Star Trek‘s newest TV show has increasingly felt like a homage to Deep Space Nine. Set on Earth at the end of the 32nd century, Starfleet Academy is an unusual story that seems similar to Deep Space Nine on a conceptual level; unlike most Star Trek shows, it’s generally fixed in a single location and focuses on the core cast rather than introducing new alien races every episode. There have already been hints that Benjamin Sisko is personally important to Starfleet Academy, but nobody expected Sisko to come back.
Starfleet Academy episode 5 is the ultimate homage to Sisko. Episode 5 centers on the character of SAM (“Series Acclimation Mil”) as she attempts to understand humanity. Encouraged to focus on an unsolved mystery, she settles on the fate of Benjamin Sisko, who disappeared in the Deep Space Nine finale. Did he die, or did he remain with the Prophets outside of time? Even as she wrestles with this question, SAM stumbles on an answer to another mystery the fandom has eagerly debated for literally decades.
Was Sisko Ever Truly Human in the First Place?

To understand the debate, you first have to be familiar with Sisko’s full backstory – including the tale of his conception. The “wormhole aliens” known as the Prophets exist outside of time, and so they deliberately arranged every event of Sisko’s life to ensure he would arrive on Deep Space Nine to serve as their “Emissary.” Incredibly, they even manipulated the lives of Sisko’s parents to ensure he was born, possessing Sisko’s mother Sarah to ensure she slept with his father and bore a child. The Prophet only left Sarah after Benjamin’s birth, and she left her husband, unable to understand what she had experienced.

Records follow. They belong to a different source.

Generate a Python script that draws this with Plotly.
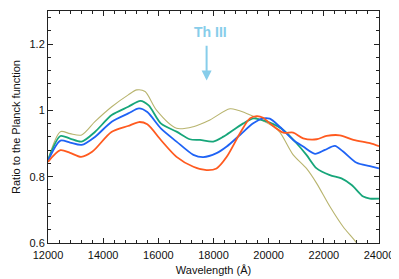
import plotly.graph_objects as go

# Wavelength (Å) and ratio values for each series
orange_x = [12000, 12450, 12800, 13200, 13600, 14300, 14900, 15300, 15600, 16100, 16660, 17270, 17750, 18110, 18480, 18960, 19320, 19570, 19800, 20040, 20530, 20890, 21250, 21740, 22100, 22580, 23070, 23670, 24000]
orange_y = [0.845, 0.880, 0.872, 0.860, 0.875, 0.935, 0.953, 0.965, 0.958, 0.910, 0.860, 0.830, 0.820, 0.825, 0.860, 0.931, 0.976, 0.983, 0.978, 0.961, 0.933, 0.933, 0.916, 0.913, 0.923, 0.925, 0.911, 0.901, 0.892]

blue_x = [12000, 12450, 12800, 13220, 13700, 14310, 14910, 15300, 15600, 16100, 16660, 17270, 17630, 18110, 18480, 18960, 19440, 19800, 20040, 20410, 20890, 21250, 21680, 22040, 22400, 22700, 23190, 23670, 24000]
blue_y = [0.848, 0.909, 0.903, 0.896, 0.920, 0.966, 0.991, 1.006, 0.995, 0.945, 0.906, 0.866, 0.859, 0.871, 0.891, 0.926, 0.961, 0.976, 0.975, 0.950, 0.911, 0.891, 0.869, 0.881, 0.893, 0.876, 0.842, 0.832, 0.825]

green_x = [12000, 12450, 12800, 13220, 13700, 14310, 14910, 15350, 15650, 16100, 16660, 17140, 17510, 17990, 18360, 18720, 19080, 19450, 19700, 20040, 20530, 21010, 21370, 21740, 22220, 22640, 23010, 23430, 23670, 24000]
green_y = [0.850, 0.923, 0.915, 0.906, 0.935, 0.986, 1.011, 1.029, 1.015, 0.960, 0.936, 0.913, 0.911, 0.906, 0.921, 0.941, 0.961, 0.976, 0.972, 0.963, 0.941, 0.901, 0.866, 0.825, 0.805, 0.795, 0.775, 0.740, 0.734, 0.734]

olive_x = [12000, 12450, 12800, 13220, 13700, 14310, 14910, 15220, 15520, 15940, 16660, 17270, 17870, 18600, 19200, 19680, 20170, 20410, 20890, 21370, 21740, 22220, 22700, 23190, 23500]
olive_y = [0.852, 0.936, 0.930, 0.926, 0.966, 1.011, 1.047, 1.062, 1.057, 1.000, 0.946, 0.951, 0.971, 1.005, 0.991, 0.973, 0.951, 0.934, 0.866, 0.825, 0.780, 0.710, 0.649, 0.600, 0.560]

x_ticks = [12000, 14000, 16000, 18000, 20000, 22000, 24000]
y_ticks = [0.6, 0.8, 1.0, 1.2]
y_tick_labels = ["0.6", "0.8", "1", "1.2"]

label_text = "Th III"
label_x = 17880
label_y = 1.236
arrow_x = 17750
arrow_top = 1.200
arrow_tip = 1.090

fig = go.Figure()
series = [
    (olive_x, olive_y, "#b8b46e", 1.1),
    (green_x, green_y, "#17a67a", 1.8),
    (blue_x, blue_y, "#1f63f5", 1.8),
    (orange_x, orange_y, "#ff5a1f", 1.8),
]
for xs, ys, col, w in series:
    fig.add_trace(go.Scatter(x=xs, y=ys, mode="lines", line=dict(color=col, width=w, shape="spline", smoothing=0.8), showlegend=False))

fig.add_annotation(x=arrow_x, y=arrow_tip, ax=arrow_x, ay=arrow_top, xref="x", yref="y", axref="x", ayref="y",
                   showarrow=True, arrowhead=2, arrowsize=1, arrowwidth=2, arrowcolor="#87cdea", text="")
fig.add_annotation(x=label_x, y=label_y, xref="x", yref="y", text="<b>" + label_text + "</b>", showarrow=False,
                   font=dict(family="Liberation Sans, Arial", size=14, color="#87cdea"))

axis_common = dict(showgrid=False, zeroline=False, showline=True, linecolor="#222", linewidth=1, mirror="allticks",
                   ticks="inside", ticklen=5, tickcolor="#222", tickfont=dict(family="Liberation Sans, Arial", size=11, color="#111"))

fig.update_xaxes(range=[12000, 24000], tickvals=x_ticks, ticktext=[str(v) for v in x_ticks],
                 minor=dict(ticks="inside", dtick=400, ticklen=3, tickcolor="#222"),
                 ticklabelstandoff=2,
                 title=dict(text="Wavelength (Å)", font=dict(family="Liberation Sans, Arial", size=11, color="#111"), standoff=6),
                 **axis_common)
fig.update_yaxes(range=[0.6, 1.3], tickvals=y_ticks, ticktext=y_tick_labels,
                 minor=dict(ticks="inside", dtick=0.04, tick0=0.6, ticklen=3, tickcolor="#222"),
                 title=dict(text="Ratio to the Planck function", font=dict(family="Liberation Sans, Arial", size=11, color="#111"), standoff=6),
                 **axis_common)

fig.update_layout(width=391, height=271, margin=dict(l=40, r=20, t=3, b=36),
                  plot_bgcolor="white", paper_bgcolor="white")

fig.write_html("out.html")
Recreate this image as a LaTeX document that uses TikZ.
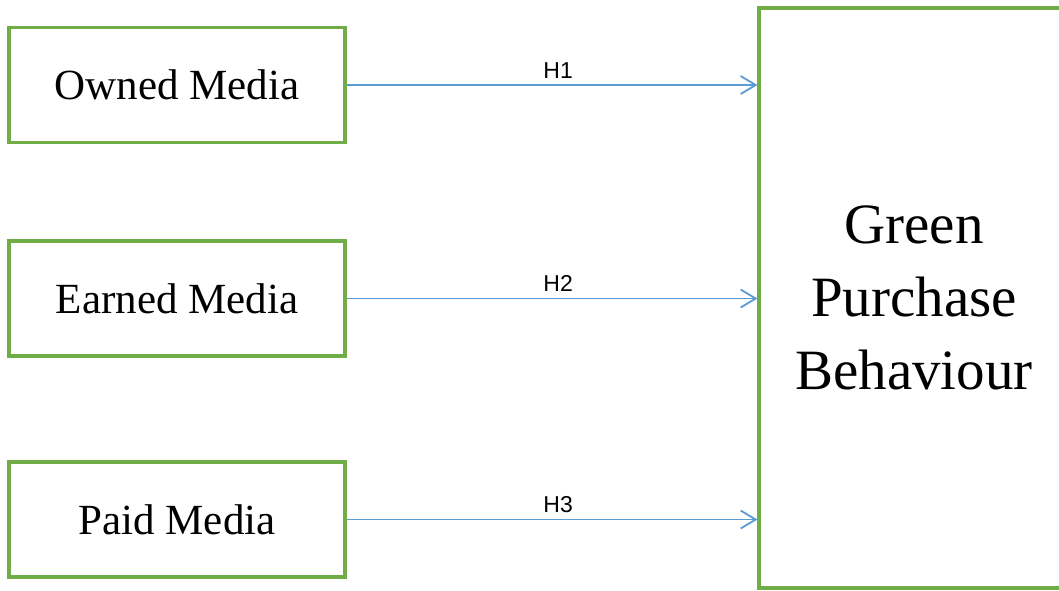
\documentclass[tikz,border=0pt]{standalone}
\usepackage{fontspec}
\setmainfont{Liberation Serif}
\newfontfamily\labelfont{Liberation Sans}
\usetikzlibrary{arrows.meta}
\definecolor{boxgreen}{HTML}{70AD47}
\definecolor{arrowblue}{HTML}{5B9BD5}
\tikzset{
  mediabox/.style={draw=boxgreen, line width=3.2pt, minimum width=336pt, minimum height=115pt, inner sep=0pt, font=\fontsize{43}{50}\selectfont},
  bigbox/.style={draw=boxgreen, line width=3.2pt, minimum width=310pt, minimum height=580pt, inner sep=0pt, align=center, font=\fontsize{57}{73}\selectfont},
  link/.style={draw=arrowblue, line width=1.8pt, -{Straight Barb[length=15pt,width=18pt]}},
  hlabel/.style={font=\labelfont\fontsize{23}{26}\selectfont, text=black, above, inner sep=6pt}
}
\begin{document}
\begin{tikzpicture}[x=1pt,y=-1pt]
\useasboundingbox (0,0) rectangle (1059,590);
\clip (0,0) rectangle (1059,590);
\fill[white] (0,0) rectangle (1059,590);
\node[mediabox] (own) at (177,85) {Owned Media};
\node[mediabox] (earn) at (177,298.5) {Earned Media};
\node[mediabox] (paid) at (177,519.5) {Paid Media};
\node[bigbox] (gpb) at (914,298) {Green\\Purchase\\Behaviour};
\draw[link] (own.east) -- node[hlabel, pos=0.515] {H1} (own.east -| gpb.west);
\draw[link] (earn.east) -- node[hlabel, pos=0.515] {H2} (earn.east -| gpb.west);
\draw[link] (paid.east) -- node[hlabel, pos=0.515] {H3} (paid.east -| gpb.west);
\end{tikzpicture}
\end{document}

Sisko’s ultimate origin story is a riff on the typical Messianic tale, which makes sense for someone who was treated almost as a divine being by the Bajorans. But it has led to intense debate in the fandom over whether Sisko was truly human at all, or whether he was in fact part-Prophet all along. The discussion can be seen on countless Reddit and forum threads, with some suggesting the Prophet merged with Sarah on such a fundamental level that genetic information was passed along.
The debate makes sense given the Messianic imagery caught up in Sisko’s birth. Such imagery spins out of the Bible, where Jesus was conceived of the Holy Spirit but born of a human mother; Christians consider Jesus to be truly human but also truly God as part of a theological mystery referred to as the Incarnation. Sisko is pretty much the closest Star Trek has ever come to retelling this particular narrative, and it would be logical for Sisko to be similarly both truly human and truly Prophet.
Star Trek Has Officially Sided With This Major Sisko Theory

Starfleet Academy reveals the Bajorans have been having the same debate for almost a millennium, and that they’ve ultimately concluded Sisko was indeed more than just a human all along. They treat Sisko almost as a god now, to the extent they consider even reproducing his image to be blasphemy. More importantly, though, it seems Starfleet has eventually concluded that elements of this are correct; in fact, the official Starfleet position is now that Sisko was “not entirely human.”
This information disturbs SAM, who sees Sisko’s story as a parallel to her own. SAM is initially shaken by the idea that Sisko never had any free will at all; that everything in his life was orchestrated by other beings, right down to the circumstances that led to his birth. To be fair, Sisko’s story doesn’t quite parallel SAM’s as much as she thinks it does; the Prophets are outside of time, which means they don’t so much preordain something as see events as they happened all along. The Prophets’ very existence raises those difficult questions of free will on a cosmic scale.
In the end, though, SAM realizes these are the wrong questions to ask. There’s a sense in which Sisko’s free will doesn’t matter; what matters is the fact that his choices still flowed out of his own character, and that he still chose sacrifice on the most dramatic scale possible. This Deep Space Nine legend should be considered a hero not because his choices were destined, but because his choices were his own, and they led him to embrace the truth that he was something more than human.